• [Part of a data file]
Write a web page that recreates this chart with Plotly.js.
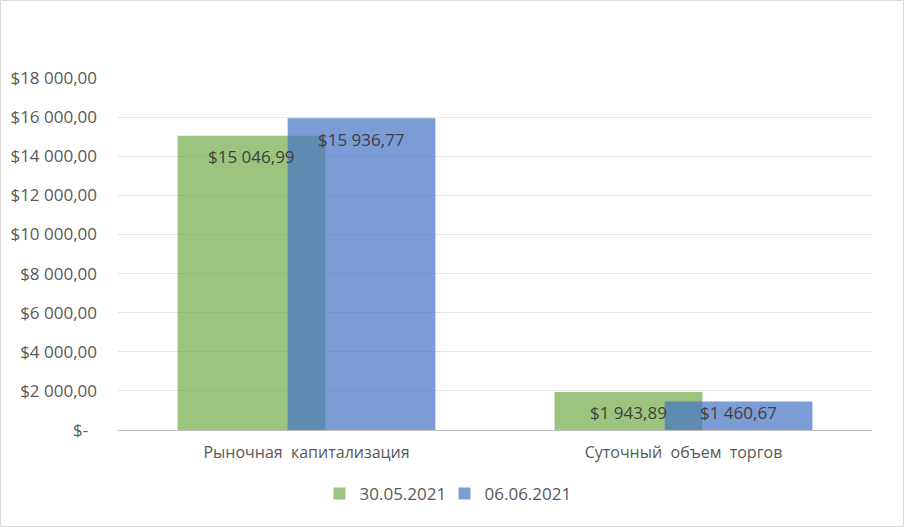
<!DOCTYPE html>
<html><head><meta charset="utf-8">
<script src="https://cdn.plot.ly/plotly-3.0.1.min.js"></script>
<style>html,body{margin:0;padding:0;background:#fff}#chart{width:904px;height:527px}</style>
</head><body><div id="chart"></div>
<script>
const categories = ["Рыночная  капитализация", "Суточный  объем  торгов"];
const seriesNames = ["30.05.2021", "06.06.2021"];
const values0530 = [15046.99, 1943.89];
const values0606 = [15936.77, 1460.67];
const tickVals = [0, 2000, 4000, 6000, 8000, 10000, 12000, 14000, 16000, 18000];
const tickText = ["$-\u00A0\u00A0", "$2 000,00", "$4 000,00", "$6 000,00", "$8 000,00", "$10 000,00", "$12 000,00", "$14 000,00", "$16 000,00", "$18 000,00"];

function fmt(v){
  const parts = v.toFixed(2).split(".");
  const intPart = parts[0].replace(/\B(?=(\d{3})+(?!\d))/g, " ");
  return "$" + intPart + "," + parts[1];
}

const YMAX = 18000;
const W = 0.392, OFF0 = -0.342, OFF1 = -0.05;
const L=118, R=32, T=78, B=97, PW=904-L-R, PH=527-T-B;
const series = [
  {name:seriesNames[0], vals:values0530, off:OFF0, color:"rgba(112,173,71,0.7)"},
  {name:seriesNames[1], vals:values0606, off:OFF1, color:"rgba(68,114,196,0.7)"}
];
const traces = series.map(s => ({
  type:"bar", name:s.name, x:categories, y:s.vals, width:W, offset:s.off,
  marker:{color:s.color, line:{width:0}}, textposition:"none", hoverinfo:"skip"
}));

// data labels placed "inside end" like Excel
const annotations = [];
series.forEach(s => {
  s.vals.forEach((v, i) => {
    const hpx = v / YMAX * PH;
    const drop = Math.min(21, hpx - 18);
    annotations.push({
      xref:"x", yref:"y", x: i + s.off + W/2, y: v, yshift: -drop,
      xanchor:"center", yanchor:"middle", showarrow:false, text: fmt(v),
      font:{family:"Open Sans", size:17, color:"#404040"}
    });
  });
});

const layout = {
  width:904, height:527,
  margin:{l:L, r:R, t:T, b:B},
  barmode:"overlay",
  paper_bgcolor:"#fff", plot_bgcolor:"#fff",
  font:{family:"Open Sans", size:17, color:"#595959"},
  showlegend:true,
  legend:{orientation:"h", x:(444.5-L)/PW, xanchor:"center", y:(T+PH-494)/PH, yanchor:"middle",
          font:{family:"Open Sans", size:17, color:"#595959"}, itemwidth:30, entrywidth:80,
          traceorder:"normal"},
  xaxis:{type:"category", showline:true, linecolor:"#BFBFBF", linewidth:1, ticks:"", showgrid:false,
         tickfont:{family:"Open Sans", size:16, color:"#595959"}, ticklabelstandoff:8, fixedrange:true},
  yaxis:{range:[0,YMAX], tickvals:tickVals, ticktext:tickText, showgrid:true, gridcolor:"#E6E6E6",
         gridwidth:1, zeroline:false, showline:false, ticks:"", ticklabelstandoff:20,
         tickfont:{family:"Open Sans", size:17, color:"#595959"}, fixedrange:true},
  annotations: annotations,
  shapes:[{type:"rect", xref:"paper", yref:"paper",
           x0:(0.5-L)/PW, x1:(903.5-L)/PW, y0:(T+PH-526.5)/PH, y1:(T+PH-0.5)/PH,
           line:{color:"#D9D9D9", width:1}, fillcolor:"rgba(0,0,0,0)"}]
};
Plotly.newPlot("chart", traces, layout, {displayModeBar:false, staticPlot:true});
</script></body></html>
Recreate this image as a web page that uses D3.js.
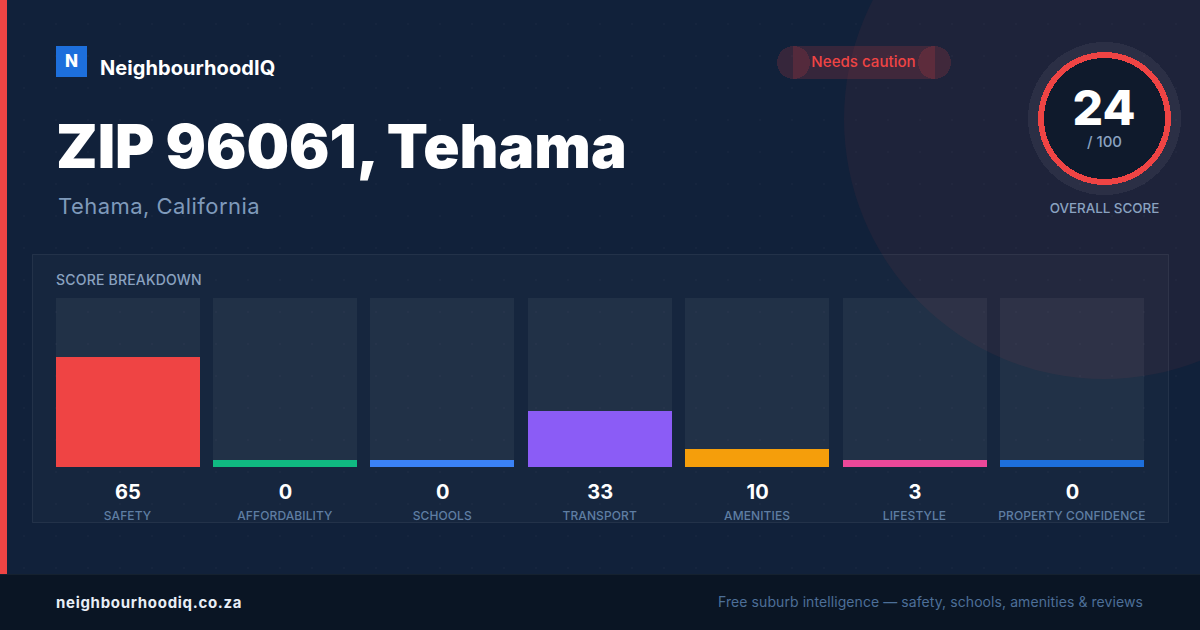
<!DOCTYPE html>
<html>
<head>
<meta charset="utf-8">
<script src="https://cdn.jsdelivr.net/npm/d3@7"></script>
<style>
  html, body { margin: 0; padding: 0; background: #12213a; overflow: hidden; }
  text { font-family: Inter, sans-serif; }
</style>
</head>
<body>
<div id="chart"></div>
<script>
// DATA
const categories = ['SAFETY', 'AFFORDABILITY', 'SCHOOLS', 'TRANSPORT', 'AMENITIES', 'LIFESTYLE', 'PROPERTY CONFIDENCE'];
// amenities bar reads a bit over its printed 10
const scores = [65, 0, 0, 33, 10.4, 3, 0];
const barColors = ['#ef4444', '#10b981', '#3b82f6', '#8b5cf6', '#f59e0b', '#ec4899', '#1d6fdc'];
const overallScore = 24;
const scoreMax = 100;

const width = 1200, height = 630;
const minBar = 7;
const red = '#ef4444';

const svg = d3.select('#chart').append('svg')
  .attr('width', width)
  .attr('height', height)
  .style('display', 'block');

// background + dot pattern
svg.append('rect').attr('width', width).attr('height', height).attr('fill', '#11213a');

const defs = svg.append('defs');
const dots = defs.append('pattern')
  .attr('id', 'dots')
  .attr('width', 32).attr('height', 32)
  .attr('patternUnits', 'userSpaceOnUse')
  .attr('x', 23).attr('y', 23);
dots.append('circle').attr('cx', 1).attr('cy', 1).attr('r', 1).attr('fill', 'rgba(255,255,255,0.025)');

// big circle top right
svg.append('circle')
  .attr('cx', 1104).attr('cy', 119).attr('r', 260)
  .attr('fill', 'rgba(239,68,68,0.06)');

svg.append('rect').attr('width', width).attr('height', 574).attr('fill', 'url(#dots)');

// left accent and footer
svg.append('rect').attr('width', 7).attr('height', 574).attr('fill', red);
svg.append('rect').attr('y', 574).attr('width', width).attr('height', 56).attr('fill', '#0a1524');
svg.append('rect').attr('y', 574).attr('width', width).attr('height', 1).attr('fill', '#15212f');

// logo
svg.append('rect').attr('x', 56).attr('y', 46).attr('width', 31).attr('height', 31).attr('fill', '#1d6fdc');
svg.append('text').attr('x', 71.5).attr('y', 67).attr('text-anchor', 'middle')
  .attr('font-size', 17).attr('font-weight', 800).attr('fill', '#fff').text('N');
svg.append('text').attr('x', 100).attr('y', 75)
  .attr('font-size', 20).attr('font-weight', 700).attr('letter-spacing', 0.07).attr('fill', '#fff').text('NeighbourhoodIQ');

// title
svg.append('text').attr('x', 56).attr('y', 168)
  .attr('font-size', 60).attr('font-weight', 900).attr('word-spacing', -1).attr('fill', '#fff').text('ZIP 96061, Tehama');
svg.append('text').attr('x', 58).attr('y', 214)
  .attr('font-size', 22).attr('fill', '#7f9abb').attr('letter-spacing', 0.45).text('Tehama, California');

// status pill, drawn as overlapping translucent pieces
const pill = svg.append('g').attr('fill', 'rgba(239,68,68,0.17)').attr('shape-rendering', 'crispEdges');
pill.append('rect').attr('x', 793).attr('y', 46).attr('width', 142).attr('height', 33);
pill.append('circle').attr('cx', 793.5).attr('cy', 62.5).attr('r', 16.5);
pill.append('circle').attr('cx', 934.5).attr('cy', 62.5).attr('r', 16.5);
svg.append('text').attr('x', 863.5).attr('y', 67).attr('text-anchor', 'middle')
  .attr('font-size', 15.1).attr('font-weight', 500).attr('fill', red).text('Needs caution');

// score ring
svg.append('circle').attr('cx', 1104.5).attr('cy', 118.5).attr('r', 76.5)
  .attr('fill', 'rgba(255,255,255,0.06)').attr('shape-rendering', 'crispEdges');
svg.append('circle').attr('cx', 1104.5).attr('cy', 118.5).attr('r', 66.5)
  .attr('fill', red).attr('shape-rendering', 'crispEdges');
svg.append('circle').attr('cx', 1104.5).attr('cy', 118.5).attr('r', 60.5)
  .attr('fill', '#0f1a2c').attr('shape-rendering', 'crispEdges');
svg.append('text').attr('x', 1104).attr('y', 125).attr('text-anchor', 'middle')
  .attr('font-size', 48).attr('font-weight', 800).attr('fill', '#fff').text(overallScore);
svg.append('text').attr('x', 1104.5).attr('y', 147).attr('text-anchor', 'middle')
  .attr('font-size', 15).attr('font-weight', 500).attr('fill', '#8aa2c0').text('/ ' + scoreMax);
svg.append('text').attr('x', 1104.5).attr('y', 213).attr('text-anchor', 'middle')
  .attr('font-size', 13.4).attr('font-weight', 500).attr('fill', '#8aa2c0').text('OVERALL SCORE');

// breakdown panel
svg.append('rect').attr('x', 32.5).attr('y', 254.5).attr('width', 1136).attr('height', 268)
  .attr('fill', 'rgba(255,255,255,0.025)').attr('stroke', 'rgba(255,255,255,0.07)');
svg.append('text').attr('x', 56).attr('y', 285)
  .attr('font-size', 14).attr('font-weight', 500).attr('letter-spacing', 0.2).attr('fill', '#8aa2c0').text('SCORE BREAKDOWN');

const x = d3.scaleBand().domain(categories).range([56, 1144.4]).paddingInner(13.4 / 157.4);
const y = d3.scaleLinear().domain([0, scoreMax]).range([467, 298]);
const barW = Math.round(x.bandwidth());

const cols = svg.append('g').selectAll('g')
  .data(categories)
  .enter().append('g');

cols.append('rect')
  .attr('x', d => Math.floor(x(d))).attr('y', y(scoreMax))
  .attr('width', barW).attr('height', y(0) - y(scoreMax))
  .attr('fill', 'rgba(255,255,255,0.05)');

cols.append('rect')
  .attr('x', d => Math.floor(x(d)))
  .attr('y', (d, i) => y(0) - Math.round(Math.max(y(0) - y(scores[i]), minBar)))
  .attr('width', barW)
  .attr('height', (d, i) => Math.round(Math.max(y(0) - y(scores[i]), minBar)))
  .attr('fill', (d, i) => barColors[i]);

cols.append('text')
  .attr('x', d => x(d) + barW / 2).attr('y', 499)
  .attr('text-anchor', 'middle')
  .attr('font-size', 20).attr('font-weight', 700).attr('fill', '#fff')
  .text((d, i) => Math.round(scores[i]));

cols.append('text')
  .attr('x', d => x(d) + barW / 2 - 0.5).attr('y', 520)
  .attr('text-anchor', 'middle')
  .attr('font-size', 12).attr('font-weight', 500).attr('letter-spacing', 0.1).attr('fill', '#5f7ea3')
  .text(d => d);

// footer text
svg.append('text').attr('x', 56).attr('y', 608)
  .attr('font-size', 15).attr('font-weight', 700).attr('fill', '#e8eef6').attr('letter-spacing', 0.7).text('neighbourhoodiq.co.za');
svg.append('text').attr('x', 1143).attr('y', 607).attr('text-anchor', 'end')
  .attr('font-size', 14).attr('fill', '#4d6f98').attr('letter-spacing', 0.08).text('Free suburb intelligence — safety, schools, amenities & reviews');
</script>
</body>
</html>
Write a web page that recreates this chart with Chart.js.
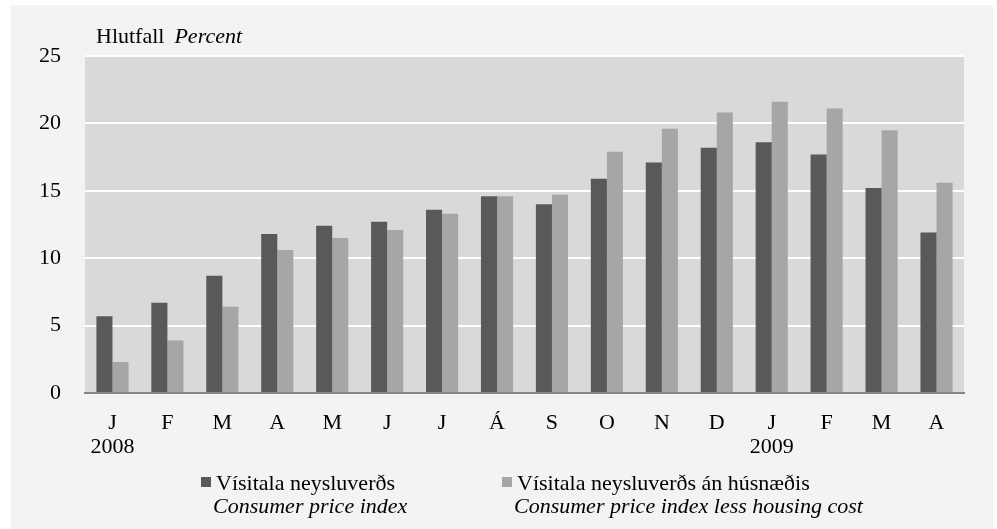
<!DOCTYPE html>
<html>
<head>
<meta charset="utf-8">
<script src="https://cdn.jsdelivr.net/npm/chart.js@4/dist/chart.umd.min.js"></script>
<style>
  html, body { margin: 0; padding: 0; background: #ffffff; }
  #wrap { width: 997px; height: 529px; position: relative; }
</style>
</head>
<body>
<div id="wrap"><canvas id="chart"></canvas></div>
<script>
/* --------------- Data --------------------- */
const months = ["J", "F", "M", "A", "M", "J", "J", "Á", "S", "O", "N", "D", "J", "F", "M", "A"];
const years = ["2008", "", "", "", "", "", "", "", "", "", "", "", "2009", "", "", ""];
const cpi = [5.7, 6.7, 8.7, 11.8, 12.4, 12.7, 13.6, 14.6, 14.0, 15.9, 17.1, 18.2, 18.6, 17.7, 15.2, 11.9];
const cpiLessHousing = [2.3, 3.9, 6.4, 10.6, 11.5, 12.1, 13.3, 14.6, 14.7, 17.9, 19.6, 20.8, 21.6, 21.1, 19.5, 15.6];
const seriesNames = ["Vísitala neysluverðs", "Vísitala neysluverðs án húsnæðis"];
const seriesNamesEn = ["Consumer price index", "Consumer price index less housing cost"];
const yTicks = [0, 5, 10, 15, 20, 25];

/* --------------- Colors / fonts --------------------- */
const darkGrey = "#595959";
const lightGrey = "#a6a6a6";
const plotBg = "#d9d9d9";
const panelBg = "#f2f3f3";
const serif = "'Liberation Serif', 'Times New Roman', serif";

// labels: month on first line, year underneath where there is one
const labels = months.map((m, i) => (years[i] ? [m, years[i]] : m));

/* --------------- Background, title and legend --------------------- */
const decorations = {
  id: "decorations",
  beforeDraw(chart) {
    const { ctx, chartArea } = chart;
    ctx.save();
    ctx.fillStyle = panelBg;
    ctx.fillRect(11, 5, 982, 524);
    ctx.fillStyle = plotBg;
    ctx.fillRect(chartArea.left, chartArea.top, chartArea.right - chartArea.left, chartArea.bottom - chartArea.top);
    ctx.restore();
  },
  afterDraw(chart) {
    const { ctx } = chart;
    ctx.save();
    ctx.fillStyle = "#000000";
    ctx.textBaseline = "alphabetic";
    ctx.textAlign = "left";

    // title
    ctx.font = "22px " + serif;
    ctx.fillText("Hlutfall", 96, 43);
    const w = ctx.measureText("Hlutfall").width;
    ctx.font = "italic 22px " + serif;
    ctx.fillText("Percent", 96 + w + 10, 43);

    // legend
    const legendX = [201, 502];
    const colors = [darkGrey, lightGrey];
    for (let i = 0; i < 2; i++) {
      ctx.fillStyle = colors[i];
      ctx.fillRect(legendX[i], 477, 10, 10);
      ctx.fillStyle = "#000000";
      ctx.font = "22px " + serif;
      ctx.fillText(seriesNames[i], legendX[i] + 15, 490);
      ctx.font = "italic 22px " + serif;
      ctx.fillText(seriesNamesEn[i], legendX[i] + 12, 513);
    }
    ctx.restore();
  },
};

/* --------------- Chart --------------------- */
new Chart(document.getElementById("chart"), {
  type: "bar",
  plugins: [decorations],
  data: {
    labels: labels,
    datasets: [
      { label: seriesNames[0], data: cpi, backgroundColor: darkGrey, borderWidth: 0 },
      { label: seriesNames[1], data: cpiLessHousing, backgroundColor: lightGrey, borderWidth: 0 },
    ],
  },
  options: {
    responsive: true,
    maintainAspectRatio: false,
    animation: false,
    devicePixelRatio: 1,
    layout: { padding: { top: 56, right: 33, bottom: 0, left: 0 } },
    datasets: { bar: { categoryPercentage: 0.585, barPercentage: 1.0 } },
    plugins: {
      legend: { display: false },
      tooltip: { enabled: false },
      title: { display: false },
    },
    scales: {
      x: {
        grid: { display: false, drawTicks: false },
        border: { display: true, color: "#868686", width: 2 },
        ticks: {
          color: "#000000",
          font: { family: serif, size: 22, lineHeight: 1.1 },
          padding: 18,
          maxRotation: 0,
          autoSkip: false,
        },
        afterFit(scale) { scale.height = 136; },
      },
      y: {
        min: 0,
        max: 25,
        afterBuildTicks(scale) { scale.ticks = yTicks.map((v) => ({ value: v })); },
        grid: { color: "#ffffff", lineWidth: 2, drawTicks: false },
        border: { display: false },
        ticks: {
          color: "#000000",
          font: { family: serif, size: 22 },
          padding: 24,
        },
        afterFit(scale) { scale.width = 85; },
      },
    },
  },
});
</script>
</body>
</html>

• [Task prompt] Extract every line from the records above that contains the word "page".

• [Right answer]
Write a web page that recreates this chart with Plotly.js.
Recreate this image as a web page that uses D3.js.
Write a web page that recreates this chart with Chart.js.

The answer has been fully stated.